Professor Strang in his lecture here at 13:26 claims that $\mathbf{A}$ is a subspace of $\mathbb{R^4}$. 
Since this system of equations uses only 3 dimensions ($x, y, z$), could it be said that $\mathbf{A}$ is a subspace of $\mathbb{R^3}$, or am I missing something?
 A: You consider ${\bf A}$ as a set of column vectors, 3 of them in the case given.  The space consisteing of all linear combinations of those 3 4-component vectors is a subspace of the space of all 4-component vectors ($\Bbb{R}^4$).
A: Putting $A$ into reduced row echelon form: 
$$
\mbox{RowReduce}(A)=\begin{bmatrix}
1&0&1\\0&1&1\\0&0&0\\0&0&0
\end{bmatrix}
$$
we can see that the column space of $A$, denoted $\mbox{C}(A)$, is a two-dimensional subspace of $\mathbb{R}^4$.
It is two-dimensional since the last column shows that the third vector can be formed from the other two with coefficients (otherwise known as coordinates) $1$ and $1$:
$$
\begin{bmatrix}
2\\3\\4\\5
\end{bmatrix}
=
1 \begin{bmatrix}
1\\2\\3\\4
\end{bmatrix}
+
1 \begin{bmatrix}
1\\1\\1\\1
\end{bmatrix}
$$
The coefficients (e.g.,  $x$, $y$, and $z$ in your question) in the linear combination are the coordinates of a particular vector using some set of vectors to define an axis.
(If all of the vectors in the set are linearly independent and span the space they are from, the set is called a basis.)
For example, what coefficients are needed to generate $[5,7,9,11]^T$ using the first two columns of $A$ as an axis?
$2$ and $3$:
$$
\begin{bmatrix}
5\\7\\9\\11
\end{bmatrix}
=
2 \begin{bmatrix}
1\\2\\3\\4
\end{bmatrix}
+
3 \begin{bmatrix}
1\\1\\1\\1
\end{bmatrix}
$$
Or in other words, that vector exists at position $(2,3)$ in the two-dimensional subspace using $[1,2,3,4]^T$ and $[1,1,1,1]^T$ to define the axis.

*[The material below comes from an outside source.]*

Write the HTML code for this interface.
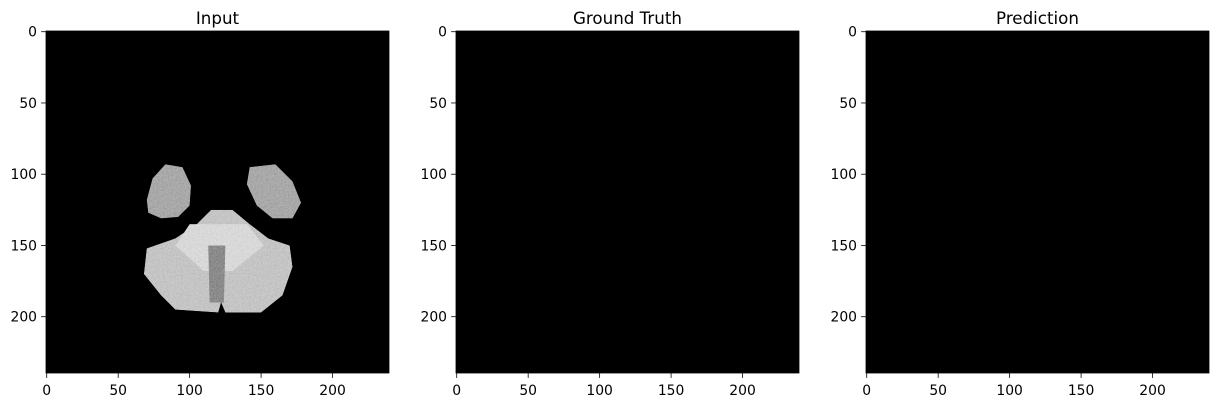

Does the vector $[2,3,3,5]^T$ exist in this two-dimensional space?
No, it does not.
Because the first two elements require the coefficients to be $1$ and $1$ (see above) but the third element cannot be $3$ with those weights.
For the discussing dimension, I tend to be less mathematical (since I am an engineer) and think of it as the length of the vectors I am working with, but it must be done with care since Linear Algebra defines dimension as the number of linearly independent vectors you have to define an axis.
We could also do all of the above with $A$'s row space, which is also a two-dimensional subspace but of $\mathbb{R}^3$ (not $\mathbb{R}^4$).